The employer and carrier appeal a workers’ compensation order granting the claimant an evaluation and continuing treatment with a chiropractor, awarding temporary total disability or temporary partial disability benefits from June 12, 1997 through July 12, 1997, and ordering the payment of all of the claimant’s medical bills, hospital bills and prescriptions that are related to the claim. Because the record does not support a finding of a causal connection between the claimant’s employment and her injury, we reverse.

In Pyram v. Marriott International, 687 So.2d 351 (Fla. 1st DCA 1997), we concluded that the 1994 amendments to Chapter 440 created a new standard of proof for workers’ compensation claimants. Section 440.09(1), Florida Statutes establishes this new standard and states that “[t]he injury, its occupational cause, and any resulting manifestations or disability shall be established to a reasonable degree of medical certainty and by objective medical findings.”

In finding that the claimant’s injury was causally related to her employment, the judge relied on the opinion of Dr.

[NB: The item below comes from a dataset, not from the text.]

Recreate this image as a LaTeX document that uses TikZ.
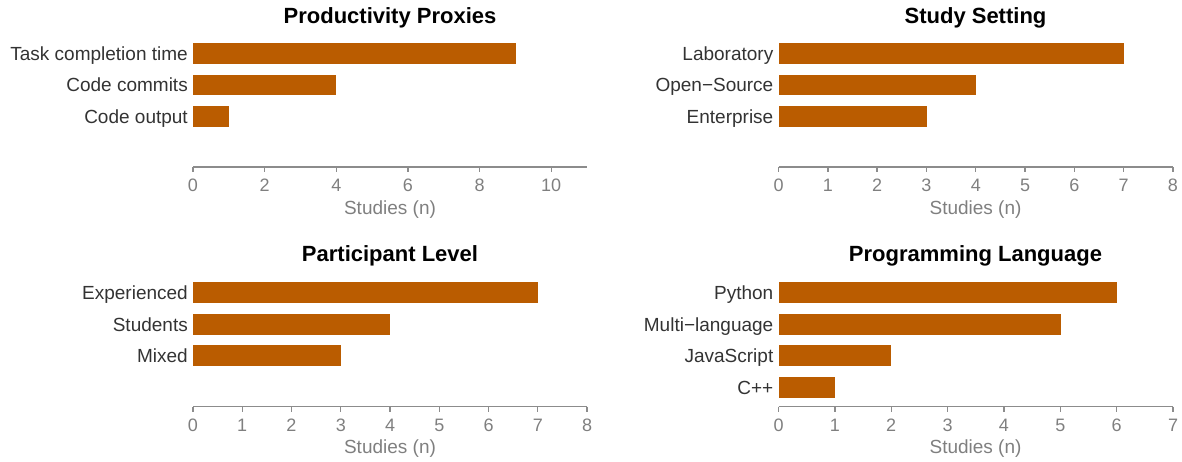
\documentclass[tikz,border=0pt]{standalone}
\usepackage{fontspec}
\setmainfont{Liberation Sans}
\usepackage{tikz}
\usetikzlibrary{positioning}
\definecolor{barcol}{HTML}{BA5C00}
\definecolor{labelcol}{HTML}{333333}
\definecolor{tickcol}{HTML}{7F7F7F}
\definecolor{axiscol}{HTML}{8C8C8C}
\tikzstyle{bar} = [rectangle, fill=barcol, inner sep=0pt, minimum height=20.6pt, anchor=west]
\tikzstyle{category} = [text=labelcol, font=\fontsize{19}{22}\selectfont, inner sep=0pt, text height=13.6pt, text depth=0pt, node distance=5pt]
\tikzstyle{ticklabel} = [text=tickcol, font=\fontsize{18}{21}\selectfont, inner sep=0pt, anchor=base]
\tikzstyle{axistitle} = [text=tickcol, font=\fontsize{19}{22}\selectfont, inner sep=0pt, anchor=base]
\tikzstyle{paneltitle} = [font=\bfseries\fontsize{22}{26}\selectfont, inner sep=0pt, anchor=base]
\tikzstyle{axis} = [draw=axiscol, line width=1.4pt]

\begin{document}
\begin{tikzpicture}[x=1pt, y=-1pt]
    \useasboundingbox (0,0) rectangle (1182,462);

    % productivity proxies
    \node [paneltitle] (proxytitle) at (390,23.3) {Productivity Proxies};
    \node [bar, minimum width=9*35.82pt] (task) at (193,53.5) {};
    \node [bar, minimum width=4*35.82pt] (commits) at (193,85) {};
    \node [bar, minimum width=1*35.82pt] (output) at (193,116.5) {};
    \node [category, left=of task] (tasklabel) {Task completion time};
    \node [category, left=of commits] (commitslabel) {Code commits};
    \node [category, left=of output] (outputlabel) {Code output};
    \draw [axis] (193,167.2) -- (587,167.2);
    \foreach \v in {0,2,...,10} {
        \draw [axis] (193+\v*35.82,167.2) -- ++(0,5);
        \node [ticklabel] (proxytick\v) at (193+\v*35.82,192) {\v};
    }
    \node [axistitle] (proxyaxis) at (390,214.3) {Studies (n)};

    % study setting
    \node [paneltitle] (settingtitle) at (975.5,23.3) {Study Setting};
    \node [bar, minimum width=7*49.31pt] (lab) at (778.5,53.5) {};
    \node [bar, minimum width=4*49.31pt] (opensource) at (778.5,85) {};
    \node [bar, minimum width=3*49.31pt] (enterprise) at (778.5,116.5) {};
    \node [category, left=of lab] (lablabel) {Laboratory};
    \node [category, left=of opensource] (opensourcelabel) {Open−Source};
    \node [category, left=of enterprise] (enterpriselabel) {Enterprise};
    \draw [axis] (778.5,167.2) -- (1173,167.2);
    \foreach \v in {0,...,8} {
        \draw [axis] (778.5+\v*49.31,167.2) -- ++(0,5);
        \node [ticklabel] (settingtick\v) at (778.5+\v*49.31,192) {\v};
    }
    \node [axistitle] (settingaxis) at (975.5,214.3) {Studies (n)};

    % participant level
    \node [paneltitle] (leveltitle) at (390,261.7) {Participant Level};
    \node [bar, minimum width=7*49.25pt] (experienced) at (193,292.7) {};
    \node [bar, minimum width=4*49.25pt] (students) at (193,324.2) {};
    \node [bar, minimum width=3*49.25pt] (mixed) at (193,355.7) {};
    \node [category, left=of experienced] (experiencedlabel) {Experienced};
    \node [category, left=of students] (studentslabel) {Students};
    \node [category, left=of mixed] (mixedlabel) {Mixed};
    \draw [axis] (193,406.5) -- (587,406.5);
    \foreach \v in {0,...,8} {
        \draw [axis] (193+\v*49.25,406.5) -- ++(0,5);
        \node [ticklabel] (leveltick\v) at (193+\v*49.25,431.3) {\v};
    }
    \node [axistitle] (levelaxis) at (390,453.6) {Studies (n)};

    % programming language
    \node [paneltitle] (langtitle) at (975.5,261.7) {Programming Language};
    \node [bar, minimum width=6*56.36pt] (python) at (778.5,292.7) {};
    \node [bar, minimum width=5*56.36pt] (multi) at (778.5,324.2) {};
    \node [bar, minimum width=2*56.36pt] (javascript) at (778.5,355.7) {};
    \node [bar, minimum width=1*56.36pt] (cpp) at (778.5,387.2) {};
    \node [category, left=of python] (pythonlabel) {Python};
    \node [category, left=of multi] (multilabel) {Multi−language};
    \node [category, left=of javascript] (javascriptlabel) {JavaScript};
    \node [category, left=of cpp] (cpplabel) {C++};
    \draw [axis] (778.5,406.5) -- (1173,406.5);
    \foreach \v in {0,...,7} {
        \draw [axis] (778.5+\v*56.36,406.5) -- ++(0,5);
        \node [ticklabel] (langtick\v) at (778.5+\v*56.36,431.3) {\v};
    }
    \node [axistitle] (langaxis) at (975.5,453.6) {Studies (n)};
\end{tikzpicture}
\end{document}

Jacobs en, the claimant’s chiropractor. The only statement made by Dr. Jacobsen relating to causation is contained in his medical report on the claimant. In the report, Dr. Jacobsen notes that “[i]t appears that the above impression [cervical sprain/strain and lumbar sprain/strain] is secondary to the patient’s injuries, occurring on 4/14/97 [while at work], and are chronic/recurrent in nature.” This opinion does not support a finding of causation under section 440.09(1), Florida Statutes. *932Nor is the judge’s finding of causation supported by any other evidence in the record.

For these reasons, we reverse the final order awarding medical and indemnity benefits to the claimant. Because our holding is an adjudication on the merits, we need not address the evidentiary issues raised by the employer and carrier in this appeal.

Reversed.

BOOTH, BENTON and PADOVANO, JJ., concur.